Don Luca

Un progetto di Sebastiano Luciano con testi di Ilaria de Bonis

«E’ appena stato qui don Luca… E’ passato da casa mia e m’ha portato un messaggio di mio marito da Rebibbia. Ma è ancora in zona, se girate per i lotti prima o poi lo beccate. So che andava a visitare una signora ammalata».

A Bastogi – ex residence su via Boccea per sfrattati in perenne attesa di casa – è impossibile non conoscere Luca Filippi, “il prete che vive coi rom”. Ed è anche impossibile rintracciarlo. Se non ‘seguendolo’ nei suoi spostamenti in motorino. Don Luca non possiede cellulare. Al telefono fisso non lo si trova quasi mai.

È un furetto sempre in movimento, a servizio della gente. Una specie di ponte tra il fuori e il dentro. Tra il mondo fuori Bastogi e il mondo dentro Bastogi. O anche tra il mondo del carcere e quello della libertà.

Trentotto anni, magro magro e atletico, accento romano, capelli arruffati, la barba d’un giorno, gli occhi buoni che guardano dritto negli occhi e quando sorridono hai la netta sensazione che stiano sorridendo esattamente a te: questo è don Luca. Entra con delicatezza nei drammi e nei frammenti di vita. Nelle quotidianità impossibili.

«Quando l’ho visto la prima volta gli ho detto: ma che sei un prete te? Ma nun me fa ride! Nun s’è mai visto un prete così, tutto arrangiato, senza manco na croce», racconta Silvana (47 anni, disoccupata, senza fissa dimora, ex alcolizzata, vittima di violenza domestica), oggi sua fedelissima parrocchiana.

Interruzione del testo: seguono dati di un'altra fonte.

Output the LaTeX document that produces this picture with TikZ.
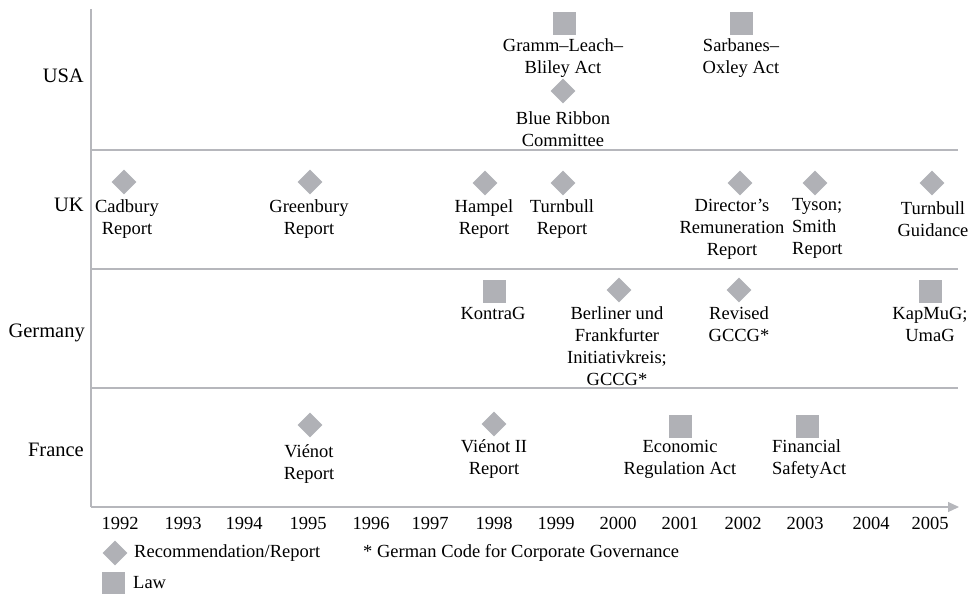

Sempre in tuta e scarpe da ginnastica, niente talare, quando dice messa Luca indossa la tunica bianca sulla felpa blu. Effettivamente non lo diresti un prete. Non solo perché ha rinunciato allo stipendio del sostentamento del clero. Ma anche perché vive in casa con una famiglia rom, ha ‘abbandonato’ la parrocchia vera, lavora per pagare l’affitto. Non è ‘vicino’ ai poveri, ma lui stesso un “povero”. Per mantenersi pulisce gli androni dei palazzi, fa l’idraulico, inventa lavoretti.

Le sue messe sono un’esperienza. Non esiste chiesa a Bastogi. Solo una cappella allestita in un locale al piano terra di uno dei sei lotti, col perenne odore di sudore nell’aria, il bambù alle pareti al posto del tabernacolo. La domenica alle 11 si celebra la messa di don Luca. Quando arriva apre l’armadietto sbilenco, indossa la veste bianca, gioca con i bambini, prepara le ostie, stende sull’altare il lino immacolato.

Poi si siede e aspetta. Salvatore, Silvana, Donatella, Silvia, i bambini, arrivano alla spicciolata, lo salutano col cinque. La lettura del vangelo è un racconto di vita. Niente prediche, nessuna separazione tra sacerdote e fedeli. Capita che durante la messa lui si avvicini per dare la benedizione ai nuovi arrivati. Capita che ti chiami per nome. Capita di sentir raccontare una storia che riguarda tutti. Il padre nostro è una preghiera mano nella la mano, la comunione non la si riceve la si prende dal calice. Luca ha scelto di stare dentro, di essere uno fra tanti. «Senza distanza tra me e gli altri. Senza altare», spiega. Il vangelo non lo vuole solo leggere, riesce a viverlo dall’inizio alla fine.